Records with drawing code
<<<<
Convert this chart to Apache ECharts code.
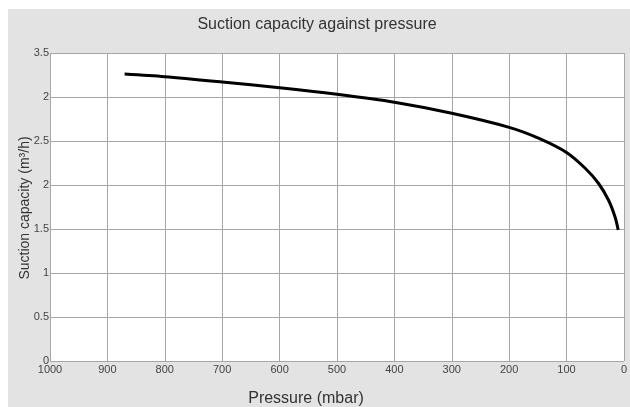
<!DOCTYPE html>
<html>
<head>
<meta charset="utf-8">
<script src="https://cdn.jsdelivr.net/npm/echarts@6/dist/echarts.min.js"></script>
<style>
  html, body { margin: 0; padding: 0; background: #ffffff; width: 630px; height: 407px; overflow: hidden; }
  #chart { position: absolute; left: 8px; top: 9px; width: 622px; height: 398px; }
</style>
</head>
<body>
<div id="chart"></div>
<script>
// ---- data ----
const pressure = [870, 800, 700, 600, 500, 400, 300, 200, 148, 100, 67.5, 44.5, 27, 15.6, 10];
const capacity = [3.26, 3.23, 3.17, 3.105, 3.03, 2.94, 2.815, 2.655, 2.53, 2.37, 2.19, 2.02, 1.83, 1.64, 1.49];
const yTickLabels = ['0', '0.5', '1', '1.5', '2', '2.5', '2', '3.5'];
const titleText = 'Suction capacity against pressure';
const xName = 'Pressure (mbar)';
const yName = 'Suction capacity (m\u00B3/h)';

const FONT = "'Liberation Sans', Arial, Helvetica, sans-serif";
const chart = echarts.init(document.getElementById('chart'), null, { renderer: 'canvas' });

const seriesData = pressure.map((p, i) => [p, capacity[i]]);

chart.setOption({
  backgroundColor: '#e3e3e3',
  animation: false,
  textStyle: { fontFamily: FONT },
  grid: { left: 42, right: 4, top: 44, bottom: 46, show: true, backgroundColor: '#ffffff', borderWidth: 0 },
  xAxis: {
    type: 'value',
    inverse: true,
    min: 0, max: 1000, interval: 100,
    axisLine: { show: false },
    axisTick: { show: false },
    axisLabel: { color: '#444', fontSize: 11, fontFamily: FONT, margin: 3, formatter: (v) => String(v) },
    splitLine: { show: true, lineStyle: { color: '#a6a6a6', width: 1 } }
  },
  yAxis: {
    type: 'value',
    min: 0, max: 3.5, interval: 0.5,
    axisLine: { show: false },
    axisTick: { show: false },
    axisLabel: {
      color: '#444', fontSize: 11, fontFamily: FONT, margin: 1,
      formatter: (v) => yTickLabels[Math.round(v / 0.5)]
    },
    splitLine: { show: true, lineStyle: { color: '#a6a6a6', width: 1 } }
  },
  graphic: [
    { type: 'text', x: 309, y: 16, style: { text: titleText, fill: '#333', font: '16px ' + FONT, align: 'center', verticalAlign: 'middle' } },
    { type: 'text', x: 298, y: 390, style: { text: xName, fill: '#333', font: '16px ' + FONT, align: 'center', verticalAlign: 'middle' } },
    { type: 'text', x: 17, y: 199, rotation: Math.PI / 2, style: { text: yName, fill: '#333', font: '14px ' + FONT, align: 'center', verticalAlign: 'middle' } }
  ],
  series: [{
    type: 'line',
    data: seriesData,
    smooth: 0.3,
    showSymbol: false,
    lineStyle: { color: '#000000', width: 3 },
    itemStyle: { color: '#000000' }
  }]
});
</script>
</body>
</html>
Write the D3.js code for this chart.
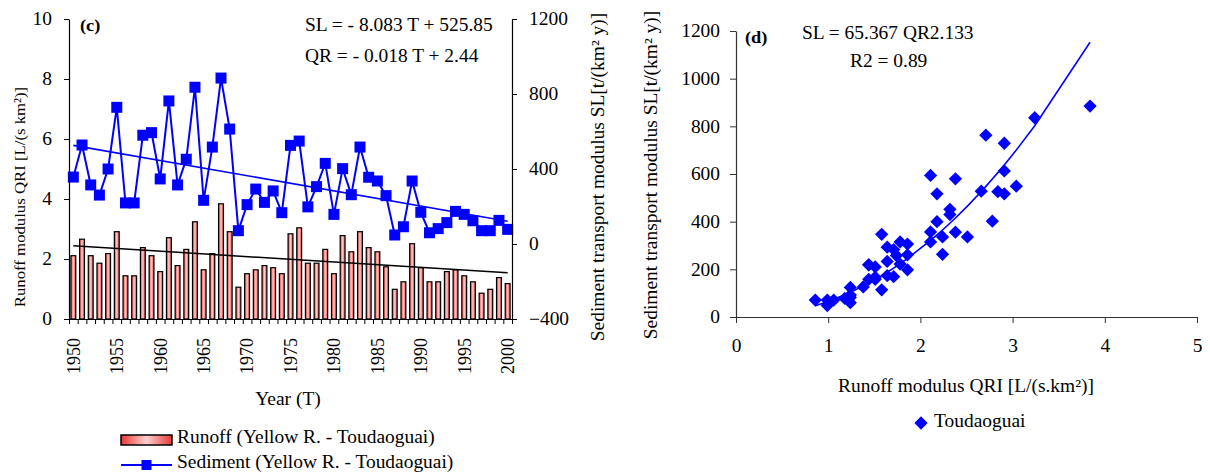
>>>>
__What you should do__: In your copy, leave out the pictures and reproduce the material above exactly.

__Task solution__:
Convert this chart to Apache ECharts code.
<!DOCTYPE html>
<html>
<head>
<meta charset="utf-8">
<script src="https://cdn.jsdelivr.net/npm/echarts@6/dist/echarts.min.js"></script>
<style>
  html, body { margin: 0; padding: 0; background: #ffffff; width: 630px; height: 407px; overflow: hidden; }
  #chart { position: absolute; left: 8px; top: 9px; width: 622px; height: 398px; }
</style>
</head>
<body>
<div id="chart"></div>
<script>
// ---- data ----
const pressure = [870, 800, 700, 600, 500, 400, 300, 200, 148, 100, 67.5, 44.5, 27, 15.6, 10];
const capacity = [3.26, 3.23, 3.17, 3.105, 3.03, 2.94, 2.815, 2.655, 2.53, 2.37, 2.19, 2.02, 1.83, 1.64, 1.49];
const yTickLabels = ['0', '0.5', '1', '1.5', '2', '2.5', '2', '3.5'];
const titleText = 'Suction capacity against pressure';
const xName = 'Pressure (mbar)';
const yName = 'Suction capacity (m\u00B3/h)';

const FONT = "'Liberation Sans', Arial, Helvetica, sans-serif";
const chart = echarts.init(document.getElementById('chart'), null, { renderer: 'canvas' });

const seriesData = pressure.map((p, i) => [p, capacity[i]]);

chart.setOption({
  backgroundColor: '#e3e3e3',
  animation: false,
  textStyle: { fontFamily: FONT },
  grid: { left: 42, right: 4, top: 44, bottom: 46, show: true, backgroundColor: '#ffffff', borderWidth: 0 },
  xAxis: {
    type: 'value',
    inverse: true,
    min: 0, max: 1000, interval: 100,
    axisLine: { show: false },
    axisTick: { show: false },
    axisLabel: { color: '#444', fontSize: 11, fontFamily: FONT, margin: 3, formatter: (v) => String(v) },
    splitLine: { show: true, lineStyle: { color: '#a6a6a6', width: 1 } }
  },
  yAxis: {
    type: 'value',
    min: 0, max: 3.5, interval: 0.5,
    axisLine: { show: false },
    axisTick: { show: false },
    axisLabel: {
      color: '#444', fontSize: 11, fontFamily: FONT, margin: 1,
      formatter: (v) => yTickLabels[Math.round(v / 0.5)]
    },
    splitLine: { show: true, lineStyle: { color: '#a6a6a6', width: 1 } }
  },
  graphic: [
    { type: 'text', x: 309, y: 16, style: { text: titleText, fill: '#333', font: '16px ' + FONT, align: 'center', verticalAlign: 'middle' } },
    { type: 'text', x: 298, y: 390, style: { text: xName, fill: '#333', font: '16px ' + FONT, align: 'center', verticalAlign: 'middle' } },
    { type: 'text', x: 17, y: 199, rotation: Math.PI / 2, style: { text: yName, fill: '#333', font: '14px ' + FONT, align: 'center', verticalAlign: 'middle' } }
  ],
  series: [{
    type: 'line',
    data: seriesData,
    smooth: 0.3,
    showSymbol: false,
    lineStyle: { color: '#000000', width: 3 },
    itemStyle: { color: '#000000' }
  }]
});
</script>
</body>
</html>
Write the D3.js code for this chart.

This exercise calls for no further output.